I find myself going through a script and writing that oh-so-mundane phrase as I read each and every line of text:  WTF?  or OMG!

I am not proud of this fact.  Rather embarrassed as a matter of fact.  I feel as if I am trying desperately to fit into a world in which I don’t belong.  I am nowhere near the age of a teenager, nor have I recently moved beyond that demographic.  But I incessantly borrow the text message phrasing of the younger generation whenever I try to analyze a script.

Most actors make the mistake of reading a script solely for facts.  Rarely do they consider the more important consideration:  What is your Strong Point of View

BIG MISTAKE.  (Please do yourself the favor of reading the work of Sandford Meisner, Stella Adler, Lee Strasberg, Uta Hagen, Robert Lewis, and a whole of host of excellent theatre artists.)

The character believes many things fervently.  But the character knows NOTHING.  The character is operating on a strong sense of faith in what cannot be proved.

A script is a continual exchange of points of view.  Yes, there are facts, there are undeniable circumstances; but facts are boring, and circumstances are influences which force or propel characters to behave in ways in which they might never have imagined themeselves capable.  The character of any play is always behaving with incomplete information.  This is what makes the character’s decisions so exciting, so riveting.

There is nothing more boring than the actor solely revealing the facts of the case.

A script is an argument, a debate, something unsettled and yet to be determined.  Some kind of fate or outcome always hangs in the balance — what is at stake?  [By the way, I hate that phrase, What is at stake (steak)?  It always causes me to imagine a large pile of sirloin, one finely cut piece of animal flesh piled on top of the other, eventually rotting in the sun, altogether unappealing.  I prefer the question:  What are you willing to do to get what you want?  And, conversely, what are you NOT willing to do to get what you want?  (Please read Uta Hagen’s A Challenge for the Actor.)]

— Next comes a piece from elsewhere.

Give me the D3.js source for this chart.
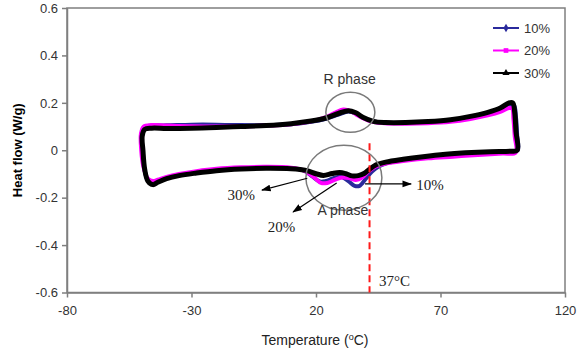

Point of view has to do with opinion.  People without opinions, STRONG opinions, are inherently boring in performance.  If it doesn’t matter to you, why should it matter to the audience?

Every line is a surprise.  At the very least, a potential surprise.  A shift in the action.  A deviation from what is expected.  Each line is a chance for the unexpected.

There is nothing casual, nothing commonplace, nothing normal on stage or in performance that is spoken or enacted.  Stories are chronicles of the unexpected, of events FUBAR, of the ever present SNAFU, a continual series of inescapable moments leading to the question:  WHAT THE F#$%?!